I believe Jesus has a better way to peace. He never promised a rose garden; never promised a life without some agony. But he does offer an eternal kingdom of God message: that a life lived with love and compassion overcomes evil. He bore a heavy burden for carrying it. And in the end, he backed it up with his life; all the way to death on a cross. In the end, he bore a heavy burden.
Who here will leave worship feeling called to proclaim just some slice of the good news of a God-kingdom right on your doorstep? Can you imagine the impact? Just this Covenant congregation, paired up … called, equipped and sent out to proclaim God’s kingdom? And I’m as serious as a heart attack when I tell you: you’d stop the world in its tracks and turn it right-side up.
Who will lead the way?

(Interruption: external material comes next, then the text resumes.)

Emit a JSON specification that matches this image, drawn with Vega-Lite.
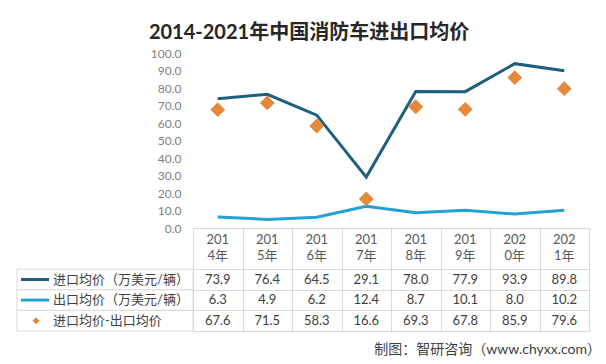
{
  "$schema": "https://vega.github.io/schema/vega-lite/v6.json",
  "padding": {"left": 16, "top": 23, "right": 6, "bottom": 2},
  "background": "white",
  "title": {"text": "2014-2021年中国消防车进出口均价", "font": "Lato, Noto Sans CJK SC", "fontSize": 20, "fontWeight": "bold", "color": "#262626", "anchor": "middle", "offset": 4},
  "config": {
    "font": "Lato, Noto Sans CJK SC",
    "view": {"stroke": null},
    "concat": {"spacing": 0},
    "axisY": {"labelOverlap": false}
  },
  "datasets": {
    "d": [
      {"cat": "2014年", "series": "进口均价（万美元/辆）", "value": 73.9},
      {"cat": "2015年", "series": "进口均价（万美元/辆）", "value": 76.4},
      {"cat": "2016年", "series": "进口均价（万美元/辆）", "value": 64.5},
      {"cat": "2017年", "series": "进口均价（万美元/辆）", "value": 29.1},
      {"cat": "2018年", "series": "进口均价（万美元/辆）", "value": 78.0},
      {"cat": "2019年", "series": "进口均价（万美元/辆）", "value": 77.9},
      {"cat": "2020年", "series": "进口均价（万美元/辆）", "value": 93.9},
      {"cat": "2021年", "series": "进口均价（万美元/辆）", "value": 89.8},
      {"cat": "2014年", "series": "出口均价（万美元/辆）", "value": 6.3},
      {"cat": "2015年", "series": "出口均价（万美元/辆）", "value": 4.9},
      {"cat": "2016年", "series": "出口均价（万美元/辆）", "value": 6.2},
      {"cat": "2017年", "series": "出口均价（万美元/辆）", "value": 12.4},
      {"cat": "2018年", "series": "出口均价（万美元/辆）", "value": 8.7},
      {"cat": "2019年", "series": "出口均价（万美元/辆）", "value": 10.1},
      {"cat": "2020年", "series": "出口均价（万美元/辆）", "value": 8.0},
      {"cat": "2021年", "series": "出口均价（万美元/辆）", "value": 10.2},
      {"cat": "2014年", "series": "进口均价-出口均价", "value": 67.6},
      {"cat": "2015年", "series": "进口均价-出口均价", "value": 71.5},
      {"cat": "2016年", "series": "进口均价-出口均价", "value": 58.3},
      {"cat": "2017年", "series": "进口均价-出口均价", "value": 16.6},
      {"cat": "2018年", "series": "进口均价-出口均价", "value": 69.3},
      {"cat": "2019年", "series": "进口均价-出口均价", "value": 67.8},
      {"cat": "2020年", "series": "进口均价-出口均价", "value": 85.9},
      {"cat": "2021年", "series": "进口均价-出口均价", "value": 79.6}
    ],
    "hdr": [
      {"cat": "2014年", "row": "h1", "label": "201\n4年"},
      {"cat": "2015年", "row": "h1", "label": "201\n5年"},
      {"cat": "2016年", "row": "h1", "label": "201\n6年"},
      {"cat": "2017年", "row": "h1", "label": "201\n7年"},
      {"cat": "2018年", "row": "h1", "label": "201\n8年"},
      {"cat": "2019年", "row": "h1", "label": "201\n9年"},
      {"cat": "2020年", "row": "h1", "label": "202\n0年"},
      {"cat": "2021年", "row": "h1", "label": "202\n1年"}
    ],
    "leg": [
      {"series": "进口均价（万美元/辆）", "kind": "line"},
      {"series": "出口均价（万美元/辆）", "kind": "line"},
      {"series": "进口均价-出口均价", "kind": "diamond"}
    ]
  },
  "columns": 2,
  "bounds": "flush",
  "spacing": 0,
  "resolve": {"scale": {"x": "independent", "y": "independent", "color": "independent"}},
  "concat": [
    {
      "width": 176, "height": 175,
      "data": {"values": [{"t": ""}]},
      "mark": {"type": "text"},
      "encoding": {"text": {"field": "t"}}
    },
    {
      "width": 396, "height": 175,
      "data": {"name": "d"},
      "encoding": {
        "x": {"field": "cat", "type": "nominal", "sort": null, "scale": {"paddingInner": 0, "paddingOuter": 0}, "axis": null},
        "y": {"field": "value", "type": "quantitative", "scale": {"domain": [0, 100], "nice": false},
              "axis": {"values": [0,10,20,30,40,50,60,70,80,90,100], "format": ".1f", "domain": false, "ticks": false, "grid": false, "labelOverlap": false, "labelColor": "#7f7f7f", "labelFontSize": 12, "labelPadding": 12, "title": null}}
      },
      "layer": [
        {
          "transform": [{"filter": "datum.series != '进口均价-出口均价'"}],
          "mark": {"type": "line", "strokeWidth": 3},
          "encoding": {
            "color": {"field": "series", "type": "nominal", "scale": {"domain": ["进口均价（万美元/辆）", "出口均价（万美元/辆）"], "range": ["#1d5f7c", "#22a1d3"]}, "legend": null}
          }
        },
        {
          "transform": [{"filter": "datum.series == '进口均价-出口均价'"}],
          "mark": {"type": "point", "shape": "diamond", "filled": true, "size": 220, "color": "#e5883a", "opacity": 1}
        }
      ]
    },
    {
      "width": 176, "height": 103,
      "data": {"name": "leg"},
      "layer": [
        {
          "mark": {"type": "rect", "fill": "white", "stroke": "#d9d9d9", "strokeWidth": 1},
          "encoding": {
            "y": {"field": "series", "type": "nominal", "scale": {"domain": ["h1", "h2", "进口均价（万美元/辆）", "出口均价（万美元/辆）", "进口均价-出口均价"], "paddingInner": 0, "paddingOuter": 0}, "axis": null}
          }
        },
        {
          "transform": [{"filter": "datum.kind == 'line'"}],
          "mark": {"type": "rule", "strokeWidth": 3, "x": 4, "x2": 32},
          "encoding": {
            "y": {"field": "series", "type": "nominal"},
            "color": {"field": "series", "type": "nominal", "scale": {"domain": ["进口均价（万美元/辆）", "出口均价（万美元/辆）"], "range": ["#1d5f7c", "#22a1d3"]}, "legend": null}
          }
        },
        {
          "transform": [{"filter": "datum.kind == 'diamond'"}],
          "mark": {"type": "point", "shape": "diamond", "filled": true, "size": 50, "color": "#e5883a", "opacity": 1, "x": 19},
          "encoding": {"y": {"field": "series", "type": "nominal"}}
        },
        {
          "mark": {"type": "text", "align": "left", "baseline": "middle", "x": 36, "fontSize": 13, "color": "#404040"},
          "encoding": {
            "y": {"field": "series", "type": "nominal"},
            "text": {"field": "series"}
          }
        }
      ]
    },
    {
      "width": 396, "height": 103,
      "view": {"stroke": "#d9d9d9"},
      "title": {"text": "制图：智研咨询（www.chyxx.com）", "orient": "bottom", "anchor": "end", "fontSize": 14, "fontWeight": "normal", "color": "#404040", "offset": 12, "dx": 12},
      "layer": [
        {
          "data": {"name": "d"},
          "mark": {"type": "text", "fontSize": 13, "color": "#404040"},
          "encoding": {
            "x": {"field": "cat", "type": "nominal", "sort": null, "scale": {"paddingInner": 0, "paddingOuter": 0},
                  "axis": {"orient": "top", "labels": false, "ticks": false, "domain": false, "grid": true, "gridColor": "#d9d9d9", "tickBand": "extent", "title": null}},
            "y": {"field": "series", "type": "nominal", "scale": {"domain": ["h1", "h2", "进口均价（万美元/辆）", "出口均价（万美元/辆）", "进口均价-出口均价"], "paddingInner": 0, "paddingOuter": 0},
                  "axis": {"values": ["进口均价（万美元/辆）", "出口均价（万美元/辆）", "进口均价-出口均价"], "labels": false, "ticks": false, "domain": false, "grid": true, "gridColor": "#d9d9d9", "tickBand": "extent", "title": null}},
            "text": {"field": "value", "type": "quantitative", "format": ".1f"}
          }
        },
        {
          "data": {"name": "hdr"},
          "mark": {"type": "text", "fontSize": 13, "color": "#595959", "lineBreak": "\n", "lineHeight": 16, "baseline": "middle", "dy": -9},
          "encoding": {
            "x": {"field": "cat", "type": "nominal", "sort": null},
            "y": {"field": "row", "type": "nominal", "bandPosition": 1},
            "text": {"field": "label"}
          }
        }
      ]
    }
  ]
}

Think you can’t take it? Jesus has been down this road and he’s the one doing the calling, equipping and sending. Why not begin today? You don’t need a lot of gear, you know.
The world is ripe for resistance to God’s saving grace. But God gives us what we need to turn that around … today for starters … through the Sacrament of the Lord’s Supper. We will gather at this table as a Christian community freed from the weight of the freight of sin! The world may be ripe with resistance, but God’s kingdom will come. At Covenant, we sing about it in prayer every week … thy kingdom come … we’ll do it again today … and mark my word: it will come. Not a matter of if … but when.
That’s a God-promise and Jesus has shown the better way to it. Jesus shows us that a life without God in it is not the life that the God who gave us that life, intended.
Thanks be to God. Let us come to the Table and become – the very heart and embodiment of God’s kingdom.
In the name of the Father and of the Son and of the Holy Spirit. AMEN
[1] Luke Timothy Johnson, The Gospel of Luke – Sacra Pagina Series Vol 3. Daniel J. Harrington, S.J. ed. (1991,The Liturgical Press, MN). Pg. 167.
[2] Peterson, Eugene, The Message, the Bible in Contemporary Language. (Colorado Springs: NavPress, 2001), page 1876.
[3] Will, George: Washington Post, June 24, 2010, Editorial Page.